Whenever you quote – whether for a review or a reported feature – always cite and introduce your source. For instance, if you’re citing the work of a critical theorist, describe their work in at least a few words or phrases, name the source from which you are quoting, as well as the year it was published.
In general, it almost always behooves you to be as specific as possible about whatever aspect of your subject you are depicting. If you get what you’re saying, but you’re not sure your reader will, nine times out of ten that means you need to be more direct, specific, clear. The ten is for when you’ve already been clear nine times and can afford a bit of abstract flourishing.
If you’re doing a profile or interview piece for us, you need to keep a transcript. This can be written, audio, or both, but you need some record to refer to in the editing process. Share this with us when you submit your first draft.
Interviews for profiles are hard, and how you prepare for and conduct them depends a lot upon who you’re interviewing and your own relationship to them or their work. There are some basic principles, however, that you should always keep in mind. First, do some prep work. Spend time becoming more familiar with your subject so that you can ask them targeted questions about their work/selves, but also so that you can respond more fluidly when conversation deviates from your prepared questions (also, you don’t have to show up to interviews with a lists of questions, this is a personal choice, some people like to). Profiles that read like blind dates are no fun, and it’s you, not your subject, who has to bring an element of a relationship into the otherwise stilted interview dynamic. Show up armed with knowledge, but always be prepared to change your mind about what you thought the profile would focus on and what your subject would be like. Interviews that subvert expectations are the most fascinating ones anyway.
When you’re writing a reported piece in which allegations are made, you need to clarify 1. that they are allegations and 2. who is leveling the allegations against whom. Are these allegations being made in a public forum (social media, a magazine) or in a legal document? Are there charges involved? For instance, when you read about sexual harassment in the news, these are almost always “allegations,” “claims,” “accusations.” So you need to write (whenever appropriate!) “X alleges that Y did Z.”
When reporting, prioritize the stories of your source over your own interpretation or sense of political mission. Objective journalism is a myth, and trash, but knowing this should enhance your reporting, not stunt it. Allow yourself to come to your narrative through your reporting and use the critical faculties, the politics, the wisdom, the moral drives you already possess as an awake human on earth to shape and give purpose to that story.
If you have a particular motivation, affiliation, passion project with respect to the subject of a piece, explain it. Your connection to the subject won’t be a given to the reader. It’s your job to make the reader care, be interested (a reader with possibly different interests from you, but as we know, anything can be interesting if your writing makes it so). Don’t assume the reader is a part of your scene, circle, click.
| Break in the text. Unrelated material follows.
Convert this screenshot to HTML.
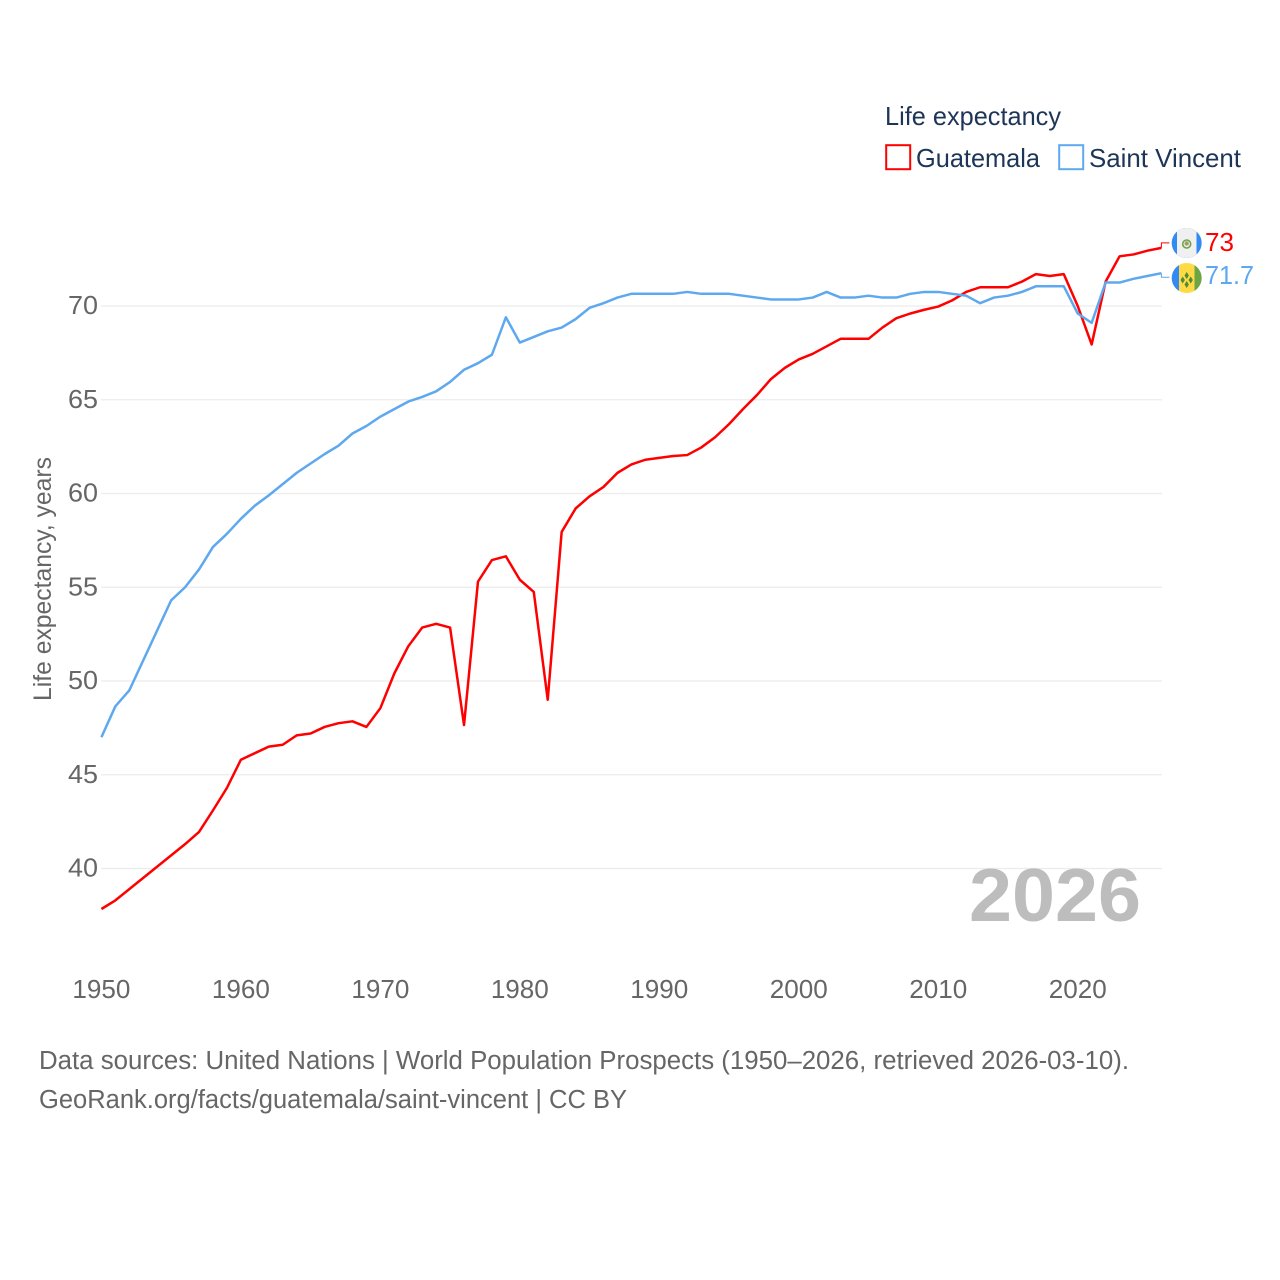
<!DOCTYPE html>
<html lang="en">
<head>
<meta charset="utf-8">
<title>Life expectancy: Guatemala and Saint Vincent</title>
<style>
html,body{margin:0;padding:0;background:#fff;}
svg{display:block;font-family:"Liberation Sans",sans-serif;}
</style>
</head>
<body>
<svg id="chart" xmlns="http://www.w3.org/2000/svg" width="1280" height="1280" viewBox="0 0 1280 1280">
  <defs>
    <clipPath id="clip-gt"><circle cx="1186.7" cy="243" r="15"/></clipPath>
    <clipPath id="clip-vc"><circle cx="1186.7" cy="278" r="15"/></clipPath>
  </defs>
  <rect x="0" y="0" width="1280" height="1280" fill="#fff"/>
  <g id="grid"></g>
  <g id="y-ticks"></g>
  <g id="x-ticks"></g>
  <g id="series"></g>

  <text transform="translate(51,701) rotate(-90)" font-size="25" fill="#666" textLength="244" lengthAdjust="spacingAndGlyphs">Life expectancy, years</text>

  <text x="885" y="125" font-size="26" fill="#1d3557" textLength="176" lengthAdjust="spacingAndGlyphs">Life expectancy</text>
  <g>
    <rect x="886.2" y="145.2" width="24" height="24" fill="#fff" stroke="#ff0000" stroke-width="2"/>
    <text x="916" y="167" font-size="26" fill="#1d3557" textLength="124" lengthAdjust="spacingAndGlyphs">Guatemala</text>
  </g>
  <g>
    <rect x="1059.2" y="145.2" width="24" height="24" fill="#fff" stroke="#5ea8f0" stroke-width="2"/>
    <text x="1089" y="167" font-size="26" fill="#1d3557" textLength="152" lengthAdjust="spacingAndGlyphs">Saint Vincent</text>
  </g>

  <text x="969" y="921" font-size="75" font-weight="bold" fill="#bdbdbd" textLength="172" lengthAdjust="spacingAndGlyphs">2026</text>

  <g clip-path="url(#clip-gt)">
    <rect x="1171" y="228" width="32" height="30" fill="#338af3"/>
    <rect x="1177" y="228" width="19.5" height="30" fill="#f0f0f0"/>
    <circle cx="1186.7" cy="244" r="4" fill="none" stroke="#6da544" stroke-width="1.6"/>
    <circle cx="1186.7" cy="243.5" r="2.2" fill="#a89a70"/>
  </g>
  <g clip-path="url(#clip-vc)">
    <rect x="1171" y="263" width="8" height="30" fill="#338af3"/>
    <rect x="1179" y="263" width="15.5" height="30" fill="#ffda44"/>
    <rect x="1194.5" y="263" width="9" height="30" fill="#6da544"/>
    <path d="M1186.7 272l2.2 3.5-2.2 3.5-2.2-3.5zM1182.7 276.5l2.2 3.5-2.2 3.5-2.2-3.5zM1190.7 276.5l2.2 3.5-2.2 3.5-2.2-3.5zM1186.7 281l2.2 3.5-2.2 3.5-2.2-3.5z" fill="#4f8a3a"/>
  </g>

  <text x="1205" y="251" font-size="26" fill="#ff0000" textLength="29" lengthAdjust="spacingAndGlyphs">73</text>
  <text x="1205" y="284" font-size="26" fill="#5ea8f0" textLength="49" lengthAdjust="spacingAndGlyphs">71.7</text>

  <text x="39" y="1069" font-size="25.5" fill="#666" textLength="1090" lengthAdjust="spacingAndGlyphs">Data sources: United Nations | World Population Prospects (1950–2026, retrieved 2026-03-10).</text>
  <text x="39" y="1108" font-size="25.5" fill="#666" textLength="588" lengthAdjust="spacingAndGlyphs">GeoRank.org/facts/guatemala/saint-vincent | CC BY</text>
</svg>
<script>
const startYear = 1950;
const endYear = 2026;
const yTicks = [40, 45, 50, 55, 60, 65, 70];
const xTicks = [1950, 1960, 1970, 1980, 1990, 2000, 2010, 2020];
const guatemala = [
  37.84, 38.3, 38.9, 39.5, 40.1, 40.7, 41.3, 41.95, 43.1, 44.3,
  45.8, 46.15, 46.5, 46.6, 47.1, 47.2, 47.55, 47.75, 47.85, 47.55,
  48.55, 50.4, 51.85, 52.85, 53.05, 52.85, 47.65, 55.3, 56.45, 56.65,
  55.4, 54.75, 49, 57.95, 59.2, 59.85, 60.35, 61.1, 61.55, 61.8,
  61.9, 62, 62.05, 62.45, 63, 63.7, 64.5, 65.25, 66.1, 66.7,
  67.15, 67.45, 67.85, 68.25, 68.25, 68.25, 68.85, 69.35, 69.6, 69.8,
  69.97, 70.3, 70.75, 71, 71, 71, 71.3, 71.7, 71.6, 71.7,
  70, 67.95, 71.3, 72.65, 72.75, 72.95, 73.1
];
const saintVincent = [
  47, 48.65, 49.5, 51.1, 52.7, 54.3, 55, 55.95, 57.15, 57.85,
  58.65, 59.35, 59.9, 60.5, 61.1, 61.6, 62.1, 62.55, 63.2, 63.6,
  64.1, 64.5, 64.9, 65.15, 65.45, 65.95, 66.6, 66.95, 67.4, 69.4,
  68.05, 68.35, 68.65, 68.85, 69.3, 69.9, 70.15, 70.45, 70.65, 70.65,
  70.65, 70.65, 70.75, 70.65, 70.65, 70.65, 70.55, 70.45, 70.35, 70.35,
  70.35, 70.45, 70.75, 70.45, 70.45, 70.55, 70.45, 70.45, 70.65, 70.75,
  70.75, 70.65, 70.55, 70.15, 70.45, 70.55, 70.75, 71.05, 71.05, 71.05,
  69.6, 69.1, 71.25, 71.25, 71.45, 71.6, 71.75
];

const SVG_NS = 'http://www.w3.org/2000/svg';
function xScale(year) { return 101.4 + (year - 1950) * (1060 / 76); }
function yScale(value) { return 306 + (70 - value) * 18.75; }

const gridLayer = document.getElementById('grid');
const yTickLayer = document.getElementById('y-ticks');
const xTickLayer = document.getElementById('x-ticks');
const seriesLayer = document.getElementById('series');

yTicks.forEach(function (tick) {
  const line = document.createElementNS(SVG_NS, 'line');
  
  
  line.setAttribute('x1', 101);
  line.setAttribute('x2', 1162);
  line.setAttribute('y1', yScale(tick));
  line.setAttribute('y2', yScale(tick));
  line.setAttribute('stroke', '#ececec');
  line.setAttribute('stroke-width', 1.3);
  gridLayer.appendChild(line);

  const label = document.createElementNS(SVG_NS, 'text');
  
  
  label.setAttribute('x', 98);
  label.setAttribute('y', yScale(tick) + 8);
  label.setAttribute('text-anchor', 'end');
  label.setAttribute('font-size', 26);
  label.setAttribute('fill', '#666');
  label.setAttribute('textLength', 30);
  label.setAttribute('lengthAdjust', 'spacingAndGlyphs');
  label.textContent = tick;
  yTickLayer.appendChild(label);
});

xTicks.forEach(function (tick) {
  const label = document.createElementNS(SVG_NS, 'text');
  
  
  label.setAttribute('x', xScale(tick));
  label.setAttribute('y', 998);
  label.setAttribute('text-anchor', 'middle');
  label.setAttribute('font-size', 26);
  label.setAttribute('fill', '#666');
  label.setAttribute('textLength', 58);
  label.setAttribute('lengthAdjust', 'spacingAndGlyphs');
  label.textContent = tick;
  xTickLayer.appendChild(label);
});

function pathFor(values) {
  return values.map(function (value, i) {
    return (i ? 'L' : 'M') + xScale(startYear + i).toFixed(2) + ' ' + yScale(value).toFixed(2);
  }).join(' ');
}

function connectorFor(values, labelOffset) {
  const x = xScale(endYear);
  const y = yScale(values[values.length - 1]);
  return 'M' + x + ' ' + y + ' V' + (y + labelOffset) + ' H' + (x + 8);
}

const guatemalaLine = document.createElementNS(SVG_NS, 'path');


guatemalaLine.setAttribute('d', pathFor(guatemala));
guatemalaLine.setAttribute('fill', 'none');
guatemalaLine.setAttribute('stroke', '#ff0000');
guatemalaLine.setAttribute('stroke-width', 2.5);
guatemalaLine.setAttribute('stroke-linejoin', 'round');

const saintVincentLine = document.createElementNS(SVG_NS, 'path');


saintVincentLine.setAttribute('d', pathFor(saintVincent));
saintVincentLine.setAttribute('fill', 'none');
saintVincentLine.setAttribute('stroke', '#5ea8f0');
saintVincentLine.setAttribute('stroke-width', 2.5);
saintVincentLine.setAttribute('stroke-linejoin', 'round');

const guatemalaConnector = document.createElementNS(SVG_NS, 'path');


guatemalaConnector.setAttribute('d', connectorFor(guatemala, -5));
guatemalaConnector.setAttribute('fill', 'none');
guatemalaConnector.setAttribute('stroke', '#ff0000');
guatemalaConnector.setAttribute('stroke-width', 1);

const saintVincentConnector = document.createElementNS(SVG_NS, 'path');


saintVincentConnector.setAttribute('d', connectorFor(saintVincent, 4));
saintVincentConnector.setAttribute('fill', 'none');
saintVincentConnector.setAttribute('stroke', '#5ea8f0');
saintVincentConnector.setAttribute('stroke-width', 1);

seriesLayer.appendChild(saintVincentConnector);
seriesLayer.appendChild(guatemalaConnector);
seriesLayer.appendChild(guatemalaLine);
seriesLayer.appendChild(saintVincentLine);
</script>
</body>
</html>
You don’t need to write about your subject from every angle, but you need to research it exhaustively and understand it from all sides possible in order to write a nuanced, specific, generous piece. For reporting, that means researching and possibly interviewing the opposition. For instance, if you are writing a piece about prison conditions, call up the Department of Corrections, read prison directives, research the history of the prison. Have there been similar complaints? If you’re writing a book review, refer to other books that the writer has written or is clearly in conversation with. Look up biographical information about the writer and, even if it doesn’t initially seem relevant, read what else has been written about their work. Far from diluting your convictions, this tact will make your argument more compelling, interesting, and rich.
Make your lede snappy, do not waste it! This doesn’t necessarily need to be your first line, it could be the first paragraph, but it needs to be alluring! As for conclusions, there’s no reasons why these shouldn’t be equally alluring if not more so – assume your reader will make it to the end and want it to pay off. Please please please don’t just use your concluding paragraph(s) to restate anything you have already said in the essay. You need to make a fresh observation, point, joke, whatever.
Mask editors fact-check pieces themselves, and that means we don’t have the time or resources to be as thorough as a publication with a fact-checking department that coordinates with legal counsel. It means too that our writers should go about reporting, reviewing, writing any factual information with care. Proofread a piece before handing it in, double check that proper nouns are spelled correctly, that dates are accurate, that the names of everyone you’ve talked to for a piece are spelled correctly (not sure? Ask them) and that you are using their preferred pronoun. When citing an article, link to it, so we can check that the quotes and information you cite are accurate. When citing a book, keep page numbers handy in case the editors need to check any quotes. Keeping interview transcripts (see above) also makes the fact-checking process smoother. All of this is best practice regardless of whether the publication you write for has a fact-checking department.
When reporting: if your source says something off the record, you can’t put it in the piece. If your source makes a claim about someone else that may or may not be true or may or may not defame their character, you need to exercise extreme caution when deciding how to present that information, or whether to do so in the first place. If you’re not sure how to proceed, ask an editor!
When naming sources in a reported piece, or any writing, really, write out their whole name first (i.e. Jane Doe), then use just their last name for the duration of the piece. Exceptions can be made, but these are rare and should be indicated in the piece.